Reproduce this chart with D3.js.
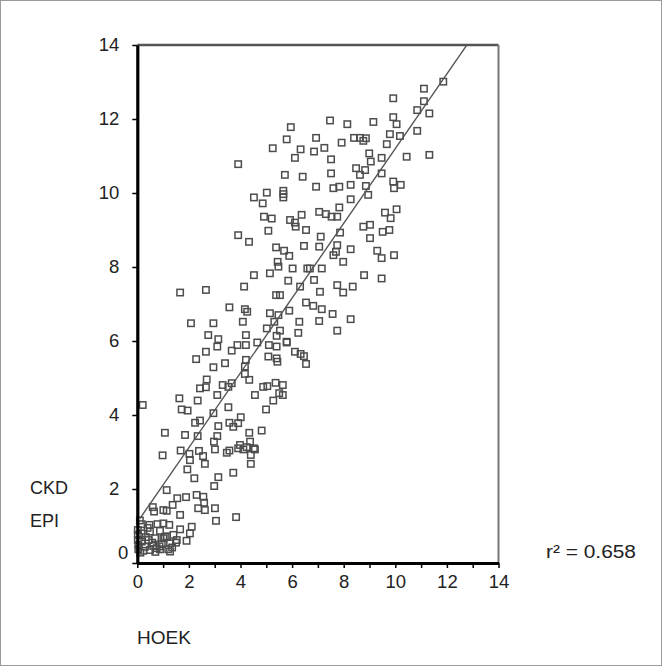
<!DOCTYPE html>
<html>
<head>
<meta charset="utf-8">
<script src="https://cdn.jsdelivr.net/npm/d3@7/dist/d3.min.js"></script>
<style>
  html, body { margin: 0; padding: 0; background: #fff; }
  svg { display: block; }
  text { font-family: Arial, "Liberation Sans", Helvetica, sans-serif; fill: #222; }
</style>
</head>
<body>
<svg id="chart" width="662" height="666"></svg>
<script>
// HOEK eGFR (x) vs CKD-EPI eGFR (y)
const hoek = [
  11.86,11.11,9.92,11.11,10.85,11.32,7.47,8.14,9.15,9.92,10.05,5.95,5.79,6.93,7.92,8.40,8.63,8.86,8.76,9.79,
  10.18,10.85,9.67,6.33,6.85,7.25,6.11,7.51,8.99,9.05,9.47,10.44,11.32,5.72,6.41,7.51,8.48,8.63,8.83,9.47,
  6.93,7.60,7.83,8.27,8.86,9.92,10.21,9.95,5.25,3.91,
  8.95,8.27,6.37,7.05,7.31,7.53,7.75,7.83,9.60,9.82,10.05,6.54,7.86,8.76,9.02,9.51,9.77,7.11,9.02,6.46,
  7.05,7.75,8.27,7.60,7.70,7.98,9.30,9.47,9.95,6.59,6.69,7.15,6.85,8.79,9.47,6.31,7.08,7.75,7.98,8.35,
  6.02,5.85,5.53,5.89,6.54,6.82,7.15,6.28,7.05,7.57,8.27,6.24,7.75,5.53,5.79,6.11,6.33,6.46,6.54,5.64,5.64,
  5.02,4.52,4.86,5.66,5.66,5.66,4.91,5.21,5.92,6.11,6.14,5.08,3.91,4.33,5.38,5.69,5.89,5.44,5.47,5.14,
  4.52,4.14,1.66,2.66,5.38,3.57,4.17,4.26,5.14,5.47,2.08,2.95,4.09,5.31,5.02,5.40,2.75,3.14,4.21,3.10,
  2.66,3.88,4.21,4.65,5.10,5.40,5.79,3.66,5.08,5.40,5.43,2.28,3.40,4.21,4.17,2.95,
  2.69,2.66,2.43,3.31,3.53,3.66,3.10,4.17,4.34,4.88,5.04,5.36,5.50,4.56,5.27,4.99,0.21,1.63,2.34,1.72,
  1.95,2.95,3.53,2.24,2.43,3.57,3.72,3.91,4.01,3.14,1.07,1.85,2.34,3.10,2.97,4.34,4.82,4.37,4.52,3.98,
  0.98,1.68,2.02,2.39,2.55,3.01,3.47,3.57,3.91,4.11,4.24,4.40,4.56,2.04,2.62,1.94,4.40,3.72,2.21,3.14,
  2.98,1.14,1.55,1.89,2.30,2.56,2.59,2.36,2.62,3.01,3.05,3.83,1.66,1.37,0.60,0.65,1.01,1.14,
  0.17,0.47,0.78,1.01,1.24,0.88,0.49,0.17,1.66,2.11,2.04,1.40,1.07,0.69,0.43,0.17,0.02,0.02,0.04,0.30,
  0.62,0.95,1.27,1.53,1.91,1.20,0.88,0.49,0.23,0.04,1.27,0.02,1.50,0.75,0.10,1.01,
  0.33,0.58,0.86,1.15,0.12,0.40,0.70,1.35
];
const ckdEpi = [
  13.01,12.82,12.56,12.48,12.24,12.15,11.96,11.86,11.92,12.05,11.86,11.78,11.45,11.49,11.36,11.49,11.49,11.48,11.41,11.59,
  11.54,11.68,11.32,11.18,11.12,11.22,10.95,10.91,11.07,10.85,10.95,10.98,11.03,10.49,10.44,10.53,10.67,10.49,10.62,10.53,
  10.17,10.13,10.17,10.22,10.19,10.31,10.22,10.13,11.21,10.78,
  9.95,9.83,9.41,9.49,9.43,9.36,9.36,9.61,9.47,9.32,9.56,9.00,8.93,9.09,9.14,8.95,9.00,8.82,8.78,8.57,
  8.55,8.59,8.48,8.32,8.41,8.14,8.44,8.24,8.32,7.96,7.96,7.96,7.65,7.78,7.69,7.47,7.33,7.51,7.31,7.47,
  7.96,7.63,7.24,6.82,7.04,6.95,6.86,6.52,6.54,6.73,6.59,6.22,6.28,6.28,5.98,5.71,5.65,5.59,5.38,4.81,4.54,
  10.01,9.88,9.72,10.06,9.97,9.88,9.36,9.31,9.27,9.20,9.09,8.98,8.86,8.68,8.53,8.44,8.30,8.14,8.01,7.83,
  7.78,7.47,7.31,7.38,7.24,6.91,6.86,6.79,6.75,6.70,6.48,6.48,6.52,6.52,6.34,6.14,6.16,6.05,6.16,5.85,
  5.71,5.89,5.89,5.96,5.89,5.85,5.96,5.74,5.58,5.53,5.44,5.51,5.40,5.49,5.31,5.29,
  4.96,4.75,4.72,4.81,4.76,4.86,4.54,5.11,4.95,4.76,4.78,4.87,4.59,4.54,4.39,4.15,4.27,4.45,4.39,4.15,
  4.12,4.05,4.21,3.79,3.85,3.79,3.68,3.78,3.94,3.70,3.52,3.46,3.43,3.43,3.28,3.52,3.58,3.28,3.10,3.19,
  2.91,3.04,2.95,3.03,2.89,3.07,2.98,3.04,3.10,3.07,3.13,2.92,3.07,2.78,2.68,2.53,2.68,2.44,2.29,2.32,
  2.08,1.97,1.75,1.78,1.84,1.79,1.63,1.48,1.43,1.48,1.14,1.24,1.30,1.57,1.51,1.39,1.43,1.41,
  1.05,1.03,1.05,1.07,1.03,0.87,0.85,0.80,0.91,0.98,0.80,0.76,0.71,0.67,0.62,0.58,0.76,0.62,0.49,0.44,
  0.46,0.51,0.53,0.62,0.60,0.37,0.37,0.35,0.33,0.37,0.31,0.89,0.55,0.40,1.15,0.67,
  0.70,0.55,0.45,0.72,0.28,0.95,0.30,0.42
];
// regression line endpoints (x values) and fit
const fitX = [0.1, 12.77];
const fitSlope = 1.01;
const fitIntercept = 1.1;
const xTicks = d3.range(0, 15, 1);
const yTicks = [0, 2, 4, 6, 8, 10, 12, 14];
const yAxisTitle = ["CKD", "EPI"];
const xAxisTitle = "HOEK";
const r2Label = "r² = 0.658";

const svg = d3.select("#chart");
const W = 662, H = 666;

// outer frame
svg.append("rect").attr("x", 0.5).attr("y", 0.5).attr("width", W - 1).attr("height", H - 1)
  .attr("fill", "none").attr("stroke", "#9a9a9a").attr("stroke-width", 1);

const x = d3.scaleLinear().domain([0, 14]).range([137.3, 498.5]);
const y = d3.scaleLinear().domain([0, 14]).range([563, 45]);

// top and right frame
svg.append("line").attr("x1", x(0)).attr("x2", x(14)).attr("y1", y(14)).attr("y2", y(14))
  .attr("stroke", "#555").attr("stroke-width", 2.6);
svg.append("line").attr("x1", x(14)).attr("x2", x(14)).attr("y1", y(14)).attr("y2", y(0))
  .attr("stroke", "#777").attr("stroke-width", 2);

// points
const pts = hoek.map((v, i) => [v, ckdEpi[i]]);
const s = 6.4;
svg.append("g").selectAll("rect").data(pts).join("rect")
  .attr("x", d => x(d[0]) - s / 2)
  .attr("y", d => y(d[1]) - s / 2)
  .attr("width", s).attr("height", s)
  .attr("fill", "none")
  .attr("stroke", "#4d4d4d")
  .attr("stroke-width", 1.5);

// regression line
svg.append("line")
  .attr("x1", x(fitX[0])).attr("y1", y(fitSlope * fitX[0] + fitIntercept))
  .attr("x2", x(fitX[1])).attr("y2", y(fitSlope * fitX[1] + fitIntercept))
  .attr("stroke", "#555").attr("stroke-width", 1.4);

// y axis
const gy = svg.append("g").attr("transform", `translate(${x(0)},0)`)
  .call(d3.axisLeft(y).tickValues(yTicks).tickSize(5).tickSizeOuter(0).tickPadding(13).tickFormat(d3.format("d")));
gy.select(".domain").attr("stroke", "#000").attr("stroke-width", 3.2);
gy.selectAll(".tick line").attr("stroke", "#000").attr("stroke-width", 1.5);
gy.selectAll(".tick text").attr("font-size", 18.5).attr("fill", "#222")
  .attr("font-family", "Arial, 'Liberation Sans', sans-serif");
gy.selectAll(".tick").filter(d => d === 0).select("text").attr("x", -9).attr("dy", "-0.22em");

// x axis
const gx = svg.append("g").attr("transform", `translate(0,${y(0)})`)
  .call(d3.axisBottom(x).tickValues(xTicks).tickSize(5).tickSizeOuter(0).tickPadding(7)
    .tickFormat(d => d % 2 === 0 ? d : ""));
gx.select(".domain").attr("stroke", "#000").attr("stroke-width", 3);
gx.selectAll(".tick line").attr("stroke", "#000").attr("stroke-width", 1.5);
gx.selectAll(".tick text").attr("font-size", 18.5).attr("fill", "#222")
  .attr("font-family", "Arial, 'Liberation Sans', sans-serif");

// titles
svg.append("text").attr("x", 30).attr("y", 488).attr("dy", "0.35em").attr("font-size", 18).text(yAxisTitle[0]);
svg.append("text").attr("x", 30).attr("y", 521).attr("dy", "0.35em").attr("font-size", 18).text(yAxisTitle[1]);
svg.append("text").attr("x", 137).attr("y", 637).attr("dy", "0.35em").attr("font-size", 19).text(xAxisTitle);
svg.append("text").attr("x", 546).attr("y", 552).attr("dy", "0.35em").attr("font-size", 17.5)
  .attr("textLength", 90).attr("lengthAdjust", "spacingAndGlyphs").text(r2Label);
</script>
</body>
</html>
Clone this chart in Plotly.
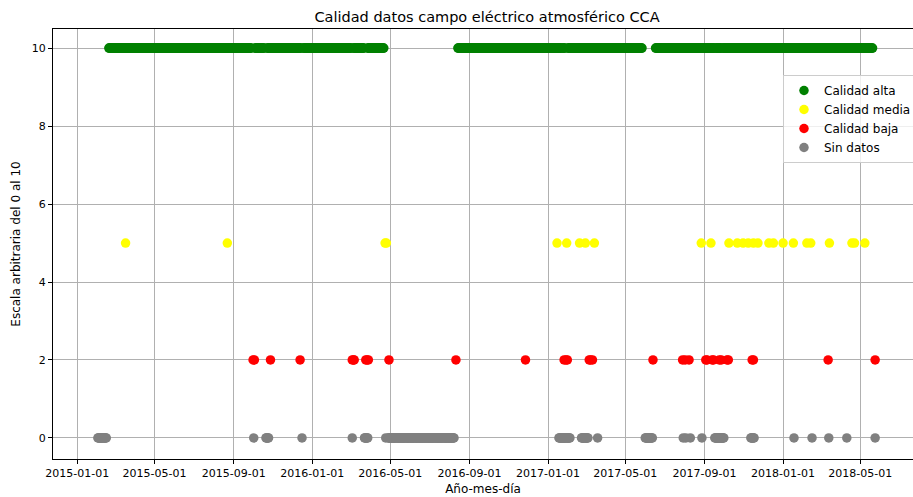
::::
▶ **Short exercise**:
Work out how many lines of the data above contain the string "this" and give the number alone.

▶ **Correct output**:
2